Work to complete » Leave the pictures out. Return all other data exactly.
╭─ Dataset section
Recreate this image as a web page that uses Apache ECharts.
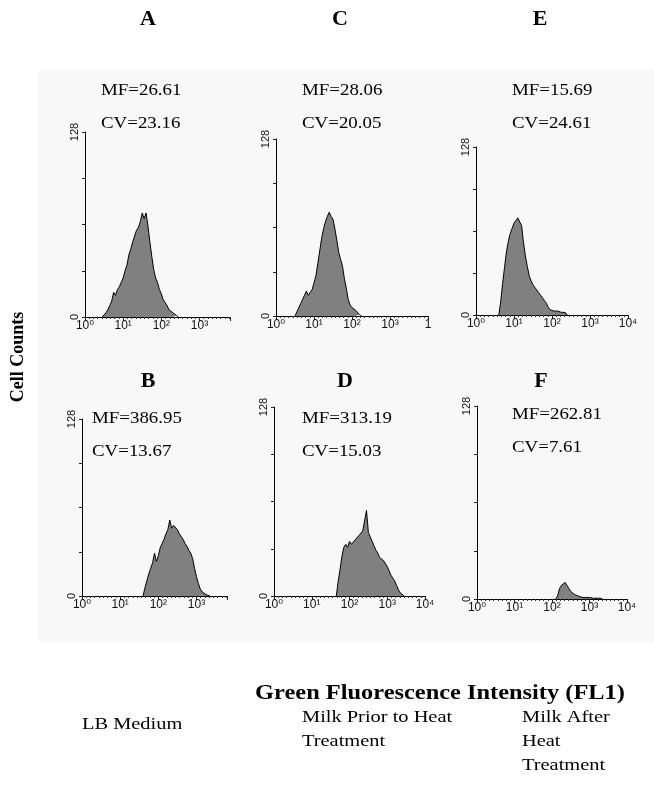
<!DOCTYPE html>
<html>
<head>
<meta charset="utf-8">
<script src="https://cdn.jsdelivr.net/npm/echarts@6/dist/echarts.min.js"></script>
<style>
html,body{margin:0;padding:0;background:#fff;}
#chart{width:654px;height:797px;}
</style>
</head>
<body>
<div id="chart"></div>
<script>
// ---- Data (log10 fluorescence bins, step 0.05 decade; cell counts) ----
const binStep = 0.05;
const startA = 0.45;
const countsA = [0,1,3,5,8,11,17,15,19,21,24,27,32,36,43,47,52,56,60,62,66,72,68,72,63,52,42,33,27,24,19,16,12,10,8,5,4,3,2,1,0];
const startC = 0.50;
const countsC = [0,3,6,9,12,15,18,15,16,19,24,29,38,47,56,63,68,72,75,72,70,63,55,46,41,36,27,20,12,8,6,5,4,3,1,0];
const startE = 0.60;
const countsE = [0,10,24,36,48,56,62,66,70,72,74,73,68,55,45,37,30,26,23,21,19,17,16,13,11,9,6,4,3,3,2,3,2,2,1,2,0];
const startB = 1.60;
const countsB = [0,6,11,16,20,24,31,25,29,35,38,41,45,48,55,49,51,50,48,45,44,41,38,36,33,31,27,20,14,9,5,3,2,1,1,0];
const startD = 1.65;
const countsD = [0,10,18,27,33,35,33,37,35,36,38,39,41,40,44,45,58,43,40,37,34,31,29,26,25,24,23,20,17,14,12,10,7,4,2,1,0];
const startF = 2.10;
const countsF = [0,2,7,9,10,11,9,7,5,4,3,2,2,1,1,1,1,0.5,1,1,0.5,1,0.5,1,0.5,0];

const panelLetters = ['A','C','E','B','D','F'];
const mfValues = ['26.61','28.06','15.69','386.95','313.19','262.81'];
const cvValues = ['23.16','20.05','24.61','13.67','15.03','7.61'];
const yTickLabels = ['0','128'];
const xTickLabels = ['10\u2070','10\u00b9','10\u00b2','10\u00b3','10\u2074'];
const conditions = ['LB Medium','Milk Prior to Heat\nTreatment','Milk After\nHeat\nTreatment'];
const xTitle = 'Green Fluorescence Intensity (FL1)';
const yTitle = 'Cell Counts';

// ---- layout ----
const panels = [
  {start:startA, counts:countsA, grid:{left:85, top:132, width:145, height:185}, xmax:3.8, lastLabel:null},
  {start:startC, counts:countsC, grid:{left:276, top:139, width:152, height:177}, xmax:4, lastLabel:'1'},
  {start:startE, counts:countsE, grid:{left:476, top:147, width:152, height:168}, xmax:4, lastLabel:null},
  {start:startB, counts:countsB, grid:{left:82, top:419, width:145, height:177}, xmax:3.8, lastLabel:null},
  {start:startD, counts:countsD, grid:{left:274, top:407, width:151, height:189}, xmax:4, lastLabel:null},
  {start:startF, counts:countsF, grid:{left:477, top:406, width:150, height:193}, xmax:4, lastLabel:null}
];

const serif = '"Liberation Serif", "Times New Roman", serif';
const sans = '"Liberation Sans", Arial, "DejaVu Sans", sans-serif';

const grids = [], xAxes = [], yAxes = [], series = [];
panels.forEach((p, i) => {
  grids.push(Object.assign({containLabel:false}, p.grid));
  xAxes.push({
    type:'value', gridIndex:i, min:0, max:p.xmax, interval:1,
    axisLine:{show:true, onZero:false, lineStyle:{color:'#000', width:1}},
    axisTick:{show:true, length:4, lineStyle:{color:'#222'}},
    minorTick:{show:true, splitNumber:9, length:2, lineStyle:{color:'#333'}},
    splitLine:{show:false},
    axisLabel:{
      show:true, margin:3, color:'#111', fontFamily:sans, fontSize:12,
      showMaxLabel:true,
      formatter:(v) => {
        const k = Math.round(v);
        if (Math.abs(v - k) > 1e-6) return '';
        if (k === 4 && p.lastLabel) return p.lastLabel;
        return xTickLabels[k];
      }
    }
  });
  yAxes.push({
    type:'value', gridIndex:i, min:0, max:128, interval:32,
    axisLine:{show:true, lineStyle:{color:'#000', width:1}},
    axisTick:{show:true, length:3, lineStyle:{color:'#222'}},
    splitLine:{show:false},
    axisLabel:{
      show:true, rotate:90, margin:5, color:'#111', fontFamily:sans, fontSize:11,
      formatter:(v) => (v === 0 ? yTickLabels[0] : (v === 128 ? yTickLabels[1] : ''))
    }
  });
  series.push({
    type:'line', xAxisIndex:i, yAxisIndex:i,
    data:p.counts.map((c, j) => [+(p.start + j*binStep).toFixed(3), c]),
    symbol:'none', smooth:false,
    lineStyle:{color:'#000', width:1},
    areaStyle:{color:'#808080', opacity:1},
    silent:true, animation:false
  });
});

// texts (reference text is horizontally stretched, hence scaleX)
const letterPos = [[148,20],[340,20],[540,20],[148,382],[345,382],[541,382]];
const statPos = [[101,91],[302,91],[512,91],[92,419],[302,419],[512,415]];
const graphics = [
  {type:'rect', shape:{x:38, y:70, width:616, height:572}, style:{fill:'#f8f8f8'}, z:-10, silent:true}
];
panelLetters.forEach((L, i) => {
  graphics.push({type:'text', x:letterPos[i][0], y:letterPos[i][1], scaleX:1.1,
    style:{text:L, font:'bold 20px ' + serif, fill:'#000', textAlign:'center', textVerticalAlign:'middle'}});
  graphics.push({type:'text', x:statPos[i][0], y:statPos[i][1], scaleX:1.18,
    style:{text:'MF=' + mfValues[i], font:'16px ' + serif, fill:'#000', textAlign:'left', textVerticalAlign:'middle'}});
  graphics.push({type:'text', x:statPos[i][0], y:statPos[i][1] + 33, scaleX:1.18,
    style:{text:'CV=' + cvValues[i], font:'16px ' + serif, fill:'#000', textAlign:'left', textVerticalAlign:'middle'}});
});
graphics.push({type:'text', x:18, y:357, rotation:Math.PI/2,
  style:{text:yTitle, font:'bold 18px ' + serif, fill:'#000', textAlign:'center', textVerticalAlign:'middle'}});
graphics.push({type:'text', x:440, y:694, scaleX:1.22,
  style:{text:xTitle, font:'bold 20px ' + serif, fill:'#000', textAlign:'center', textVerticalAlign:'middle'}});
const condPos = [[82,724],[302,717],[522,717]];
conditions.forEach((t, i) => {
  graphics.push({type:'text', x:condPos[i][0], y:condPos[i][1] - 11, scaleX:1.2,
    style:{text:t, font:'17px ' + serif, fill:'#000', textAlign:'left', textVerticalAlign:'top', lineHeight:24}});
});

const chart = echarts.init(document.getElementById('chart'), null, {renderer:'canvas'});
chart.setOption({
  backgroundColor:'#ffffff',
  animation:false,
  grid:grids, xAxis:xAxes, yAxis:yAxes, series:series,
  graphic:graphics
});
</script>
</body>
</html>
╰─
Written reply »
Recreate this image as a web page that uses Apache ECharts.
<!DOCTYPE html>
<html>
<head>
<meta charset="utf-8">
<script src="https://cdn.jsdelivr.net/npm/echarts@6/dist/echarts.min.js"></script>
<style>
html,body{margin:0;padding:0;background:#fff;}
#chart{width:654px;height:797px;}
</style>
</head>
<body>
<div id="chart"></div>
<script>
// ---- Data (log10 fluorescence bins, step 0.05 decade; cell counts) ----
const binStep = 0.05;
const startA = 0.45;
const countsA = [0,1,3,5,8,11,17,15,19,21,24,27,32,36,43,47,52,56,60,62,66,72,68,72,63,52,42,33,27,24,19,16,12,10,8,5,4,3,2,1,0];
const startC = 0.50;
const countsC = [0,3,6,9,12,15,18,15,16,19,24,29,38,47,56,63,68,72,75,72,70,63,55,46,41,36,27,20,12,8,6,5,4,3,1,0];
const startE = 0.60;
const countsE = [0,10,24,36,48,56,62,66,70,72,74,73,68,55,45,37,30,26,23,21,19,17,16,13,11,9,6,4,3,3,2,3,2,2,1,2,0];
const startB = 1.60;
const countsB = [0,6,11,16,20,24,31,25,29,35,38,41,45,48,55,49,51,50,48,45,44,41,38,36,33,31,27,20,14,9,5,3,2,1,1,0];
const startD = 1.65;
const countsD = [0,10,18,27,33,35,33,37,35,36,38,39,41,40,44,45,58,43,40,37,34,31,29,26,25,24,23,20,17,14,12,10,7,4,2,1,0];
const startF = 2.10;
const countsF = [0,2,7,9,10,11,9,7,5,4,3,2,2,1,1,1,1,0.5,1,1,0.5,1,0.5,1,0.5,0];

const panelLetters = ['A','C','E','B','D','F'];
const mfValues = ['26.61','28.06','15.69','386.95','313.19','262.81'];
const cvValues = ['23.16','20.05','24.61','13.67','15.03','7.61'];
const yTickLabels = ['0','128'];
const xTickLabels = ['10\u2070','10\u00b9','10\u00b2','10\u00b3','10\u2074'];
const conditions = ['LB Medium','Milk Prior to Heat\nTreatment','Milk After\nHeat\nTreatment'];
const xTitle = 'Green Fluorescence Intensity (FL1)';
const yTitle = 'Cell Counts';

// ---- layout ----
const panels = [
  {start:startA, counts:countsA, grid:{left:85, top:132, width:145, height:185}, xmax:3.8, lastLabel:null},
  {start:startC, counts:countsC, grid:{left:276, top:139, width:152, height:177}, xmax:4, lastLabel:'1'},
  {start:startE, counts:countsE, grid:{left:476, top:147, width:152, height:168}, xmax:4, lastLabel:null},
  {start:startB, counts:countsB, grid:{left:82, top:419, width:145, height:177}, xmax:3.8, lastLabel:null},
  {start:startD, counts:countsD, grid:{left:274, top:407, width:151, height:189}, xmax:4, lastLabel:null},
  {start:startF, counts:countsF, grid:{left:477, top:406, width:150, height:193}, xmax:4, lastLabel:null}
];

const serif = '"Liberation Serif", "Times New Roman", serif';
const sans = '"Liberation Sans", Arial, "DejaVu Sans", sans-serif';

const grids = [], xAxes = [], yAxes = [], series = [];
panels.forEach((p, i) => {
  grids.push(Object.assign({containLabel:false}, p.grid));
  xAxes.push({
    type:'value', gridIndex:i, min:0, max:p.xmax, interval:1,
    axisLine:{show:true, onZero:false, lineStyle:{color:'#000', width:1}},
    axisTick:{show:true, length:4, lineStyle:{color:'#222'}},
    minorTick:{show:true, splitNumber:9, length:2, lineStyle:{color:'#333'}},
    splitLine:{show:false},
    axisLabel:{
      show:true, margin:3, color:'#111', fontFamily:sans, fontSize:12,
      showMaxLabel:true,
      formatter:(v) => {
        const k = Math.round(v);
        if (Math.abs(v - k) > 1e-6) return '';
        if (k === 4 && p.lastLabel) return p.lastLabel;
        return xTickLabels[k];
      }
    }
  });
  yAxes.push({
    type:'value', gridIndex:i, min:0, max:128, interval:32,
    axisLine:{show:true, lineStyle:{color:'#000', width:1}},
    axisTick:{show:true, length:3, lineStyle:{color:'#222'}},
    splitLine:{show:false},
    axisLabel:{
      show:true, rotate:90, margin:5, color:'#111', fontFamily:sans, fontSize:11,
      formatter:(v) => (v === 0 ? yTickLabels[0] : (v === 128 ? yTickLabels[1] : ''))
    }
  });
  series.push({
    type:'line', xAxisIndex:i, yAxisIndex:i,
    data:p.counts.map((c, j) => [+(p.start + j*binStep).toFixed(3), c]),
    symbol:'none', smooth:false,
    lineStyle:{color:'#000', width:1},
    areaStyle:{color:'#808080', opacity:1},
    silent:true, animation:false
  });
});

// texts (reference text is horizontally stretched, hence scaleX)
const letterPos = [[148,20],[340,20],[540,20],[148,382],[345,382],[541,382]];
const statPos = [[101,91],[302,91],[512,91],[92,419],[302,419],[512,415]];
const graphics = [
  {type:'rect', shape:{x:38, y:70, width:616, height:572}, style:{fill:'#f8f8f8'}, z:-10, silent:true}
];
panelLetters.forEach((L, i) => {
  graphics.push({type:'text', x:letterPos[i][0], y:letterPos[i][1], scaleX:1.1,
    style:{text:L, font:'bold 20px ' + serif, fill:'#000', textAlign:'center', textVerticalAlign:'middle'}});
  graphics.push({type:'text', x:statPos[i][0], y:statPos[i][1], scaleX:1.18,
    style:{text:'MF=' + mfValues[i], font:'16px ' + serif, fill:'#000', textAlign:'left', textVerticalAlign:'middle'}});
  graphics.push({type:'text', x:statPos[i][0], y:statPos[i][1] + 33, scaleX:1.18,
    style:{text:'CV=' + cvValues[i], font:'16px ' + serif, fill:'#000', textAlign:'left', textVerticalAlign:'middle'}});
});
graphics.push({type:'text', x:18, y:357, rotation:Math.PI/2,
  style:{text:yTitle, font:'bold 18px ' + serif, fill:'#000', textAlign:'center', textVerticalAlign:'middle'}});
graphics.push({type:'text', x:440, y:694, scaleX:1.22,
  style:{text:xTitle, font:'bold 20px ' + serif, fill:'#000', textAlign:'center', textVerticalAlign:'middle'}});
const condPos = [[82,724],[302,717],[522,717]];
conditions.forEach((t, i) => {
  graphics.push({type:'text', x:condPos[i][0], y:condPos[i][1] - 11, scaleX:1.2,
    style:{text:t, font:'17px ' + serif, fill:'#000', textAlign:'left', textVerticalAlign:'top', lineHeight:24}});
});

const chart = echarts.init(document.getElementById('chart'), null, {renderer:'canvas'});
chart.setOption({
  backgroundColor:'#ffffff',
  animation:false,
  grid:grids, xAxis:xAxes, yAxis:yAxes, series:series,
  graphic:graphics
});
</script>
</body>
</html>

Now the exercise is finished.